Kasia is a Slavic diminutive of Katherine, a name traditionally associated with purity.
Kasia is the Polish diminutive of Katarzyna—Poland's beloved form of Katherine—and it functions in Polish culture with all the warmth and intimacy that diminutive forms carry in Slavic languages. Katherine itself descends through Latin and Greek from a name whose etymology has fascinated scholars for centuries: the most persuasive derivations connect it to the Greek *katharos* (pure, unsullied), though earlier theories linked it to the goddess Hecate or to the Coptic name Aikaterine. Whatever its ultimate roots, it became one of the most widely distributed women's names in Christendom through Saint Catherine of Alexandria, the fourth-century martyr whose legend of intellectual combat with pagan philosophers made her the patron of scholars, philosophers, and debaters.
In Poland, Katarzyna and its diminutive Kasia have been among the most consistently popular women's names across centuries. Polish queens, noblewomen, and saints bore the name, and it appears throughout Polish literature and folk song as a default name for the archetypal Polish woman—warm, direct, resilient, and a little bit ferocious when necessary. In contemporary Poland, Kasia remains extremely common, to the point where entire friend groups may include multiple Kasias, and an elaborate system of additional nicknames develops to distinguish them.

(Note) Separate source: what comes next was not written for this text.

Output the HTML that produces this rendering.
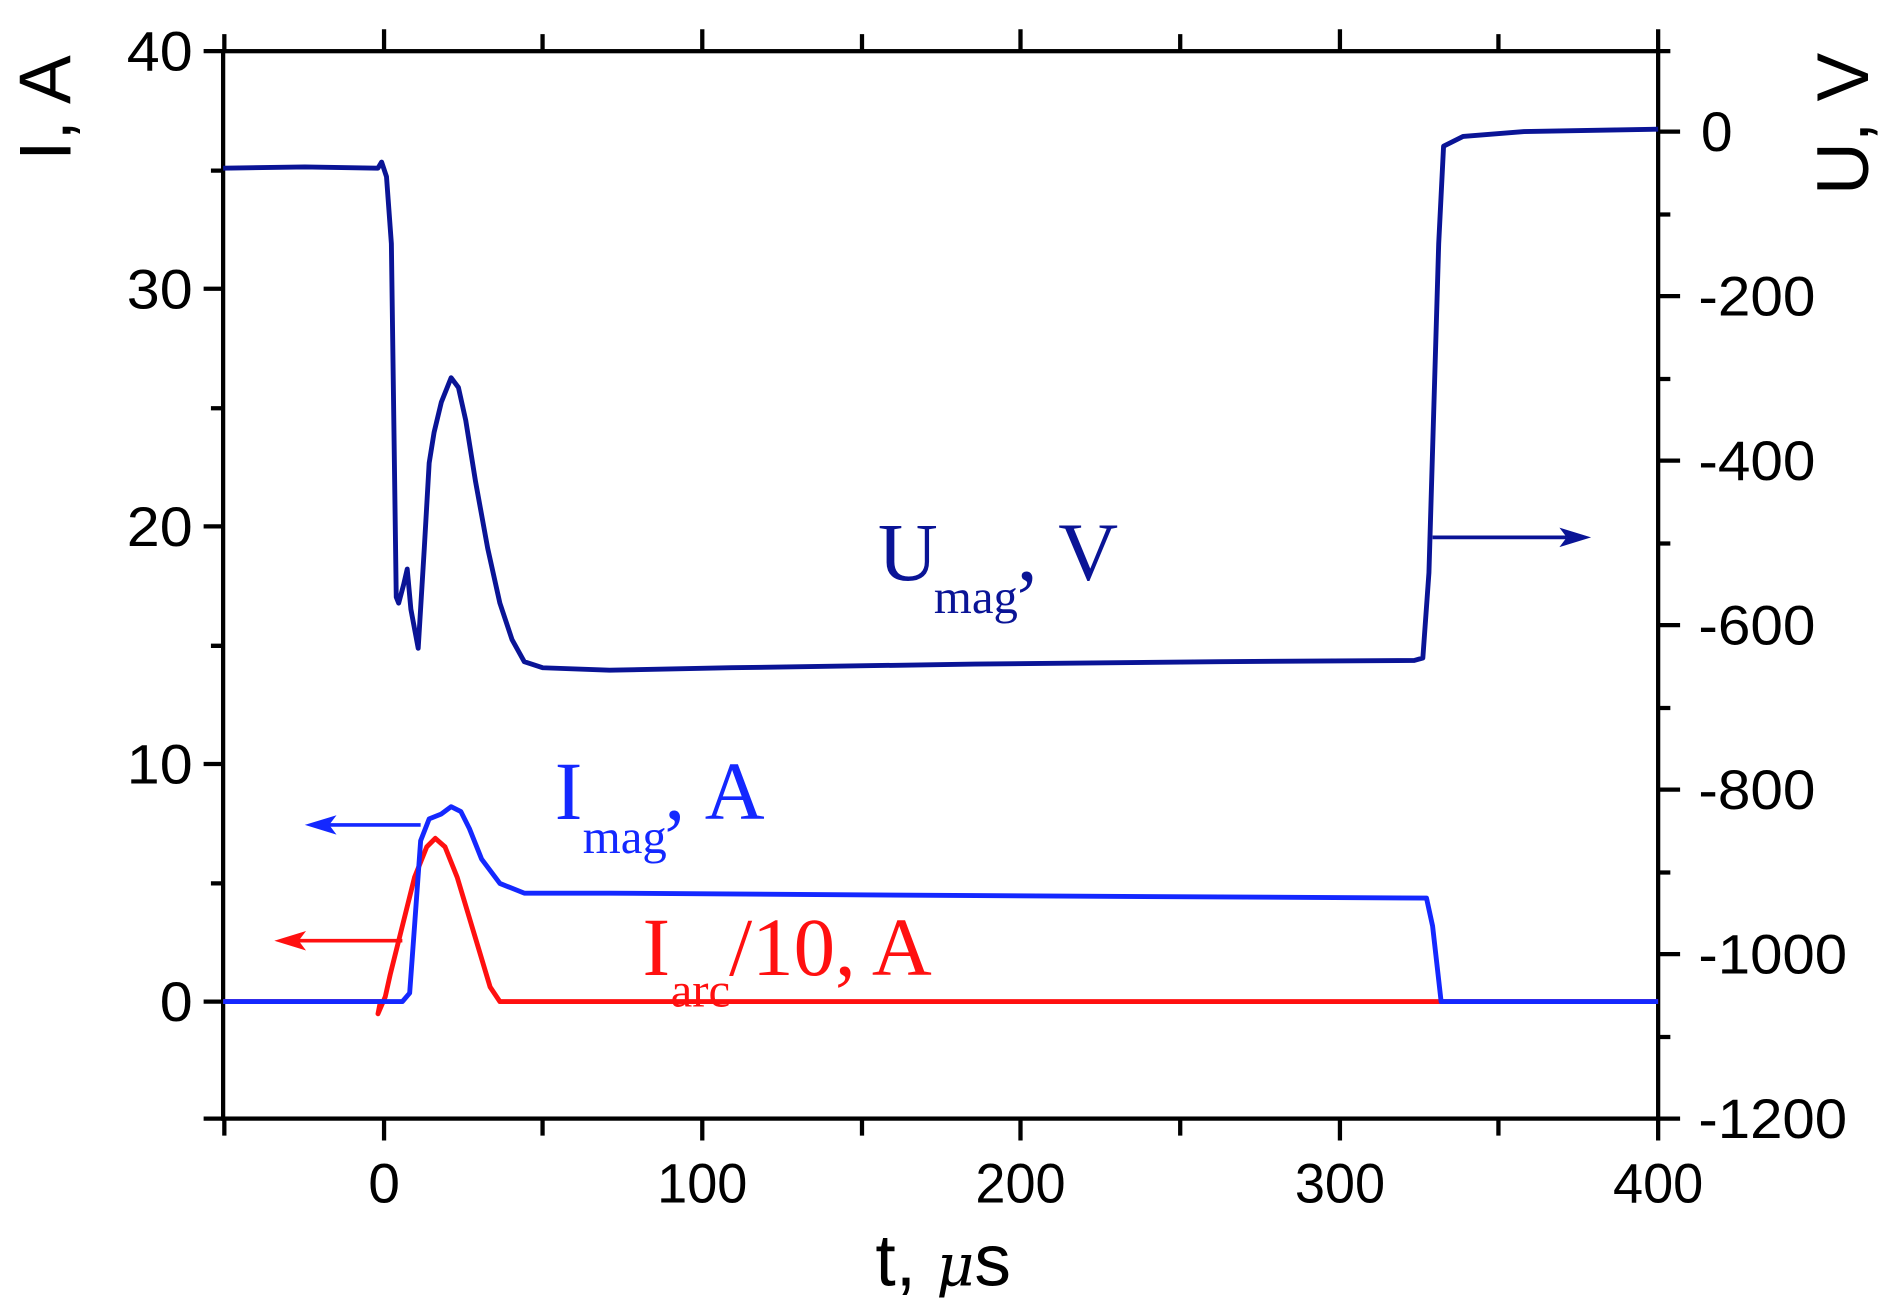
<!DOCTYPE html>
<html><head><meta charset="utf-8"><style>html,body{margin:0;padding:0;background:#fff}svg{display:block}</style></head>
<body>
<svg width="1902" height="1316" viewBox="0 0 1560 1080" preserveAspectRatio="none" xmlns="http://www.w3.org/2000/svg">
<g stroke="#000" stroke-width="3.5" fill="none">
<rect x="183" y="42" width="1177" height="876"/>
<path d="M184 918v14M315 918v18M445 918v14M576 918v18M707 918v14M837 918v18M968 918v14M1099 918v18M1229 918v14M1360 918v18"/>
<path d="M184 42v-14M315 42v-18M445 42v-14M576 42v-18M707 42v-14M837 42v-18M968 42v-14M1099 42v-18M1229 42v-14M1360 42v-18"/>
<path d="M183 42h-16M183 140h-10M183 237h-16M183 335h-10M183 432h-16M183 530h-10M183 627h-16M183 725h-10M183 822h-16M183 918h-16"/>
<path d="M1360 108h18M1360 176h10M1360 243h18M1360 311h10M1360 378h18M1360 446h10M1360 513h18M1360 581h10M1360 648h18M1360 716h10M1360 783h18M1360 851h10M1360 918h18M1360 42h10"/>
</g>
<g font-family="Liberation Sans, sans-serif" font-size="46" fill="#000">
<g text-anchor="end">
<text x="158" y="58" textLength="54" lengthAdjust="spacingAndGlyphs">40</text>
<text x="158" y="253" textLength="54" lengthAdjust="spacingAndGlyphs">30</text>
<text x="158" y="448" textLength="54" lengthAdjust="spacingAndGlyphs">20</text>
<text x="158" y="643" textLength="54" lengthAdjust="spacingAndGlyphs">10</text>
<text x="158" y="838" textLength="27" lengthAdjust="spacingAndGlyphs">0</text>
</g>
<g text-anchor="middle">
<text x="315" y="987" textLength="26" lengthAdjust="spacingAndGlyphs">0</text>
<text x="576" y="987" textLength="74" lengthAdjust="spacingAndGlyphs">100</text>
<text x="837" y="987" textLength="74" lengthAdjust="spacingAndGlyphs">200</text>
<text x="1099" y="987" textLength="74" lengthAdjust="spacingAndGlyphs">300</text>
<text x="1360" y="987" textLength="74" lengthAdjust="spacingAndGlyphs">400</text>
</g>
<text x="1395" y="124" textLength="26" lengthAdjust="spacingAndGlyphs">0</text>
<text x="1393" y="259" textLength="96" lengthAdjust="spacingAndGlyphs">-200</text>
<text x="1393" y="394" textLength="96" lengthAdjust="spacingAndGlyphs">-400</text>
<text x="1393" y="529" textLength="96" lengthAdjust="spacingAndGlyphs">-600</text>
<text x="1393" y="664" textLength="96" lengthAdjust="spacingAndGlyphs">-800</text>
<text x="1393" y="799" textLength="122" lengthAdjust="spacingAndGlyphs">-1000</text>
<text x="1393" y="934" textLength="122" lengthAdjust="spacingAndGlyphs">-1200</text>
<text x="718" y="1055" font-size="60">t, <tspan font-style="italic" font-family="DejaVu Serif, serif" font-size="48">μ</tspan><tspan>s</tspan></text>
<text transform="translate(58,132) rotate(-90)" font-size="60">I, A</text>
<text transform="translate(1532,160) rotate(-90)" font-size="60">U, V</text>
</g>
<g fill="none" stroke-width="4" stroke-linejoin="round">
<polyline stroke="#0a1496" points="183,138 250,137 310,138 313,133 317,145 321,200 325,490 327,495 331,480 334,467 337,500 343,532 348,450 352,380 356,355 362,330 370,310 376,318 382,345 390,395 400,450 410,495 420,525 430,543 445,548 500,550 600,548 800,545 1000,543 1160,542 1167,540 1172,470 1180,200 1184,120 1200,112 1250,108 1360,106"/>
<polyline stroke="#ff1010" points="183,822 312,822 310,832 316,818 320,800 330,760 340,720 350,695 357,688 365,695 375,720 390,770 402,810 410,822 1360,822"/>
<polyline stroke="#1428ff" points="183,822 330,822 336,815 340,760 345,690 352,672 362,668 370,662 378,666 385,680 395,705 410,725 430,733 500,733 800,735 1170,737 1175,760 1182,822 1360,822"/>
<path stroke="#0a1496" stroke-width="3" d="M1175 441H1285"/>
<path stroke="#1428ff" stroke-width="3" d="M345 677H265"/>
<path stroke="#ff1010" stroke-width="3" d="M330 772H240"/>
</g>
<path fill="#0a1496" d="M1305 441l-26 -8l6 8l-6 8z"/>
<path fill="#1428ff" d="M250 677l26 -8l-6 8l6 8z"/>
<path fill="#ff1010" d="M225 772l26 -8l-6 8l6 8z"/>
<g font-family="Liberation Serif, serif">
<text x="720" y="476" font-size="68" fill="#0a1496">U</text>
<text x="766" y="503" font-size="40" fill="#0a1496">mag</text>
<text x="834" y="476" font-size="68" fill="#0a1496">,</text>
<text x="868" y="476" font-size="68" fill="#0a1496">V</text>
<text x="455" y="672" font-size="68" fill="#1428ff">I</text>
<text x="478" y="700" font-size="40" fill="#1428ff">mag</text>
<text x="545" y="672" font-size="68" fill="#1428ff">,</text>
<text x="578" y="672" font-size="68" fill="#1428ff">A</text>
<text x="527" y="800" font-size="68" fill="#ff1010">I</text>
<text x="550" y="826" font-size="40" fill="#ff1010">arc</text>
<text x="598" y="800" font-size="68" fill="#ff1010">/10, A</text>
</g>
</svg>
</body></html>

Outside Poland, Kasia has spread through the Polish diaspora into Western Europe, North America, and Australia, where it carries an immediate cultural marker of Polish heritage without being opaque to non-Polish speakers. The *Ka-* opening and the bright *-sia* ending give it a natural vivacity in English, and its rarity outside Polish-heritage communities makes it feel genuinely distinctive while remaining phonetically accessible. It is a name that announces, quietly and proudly, exactly where it comes from.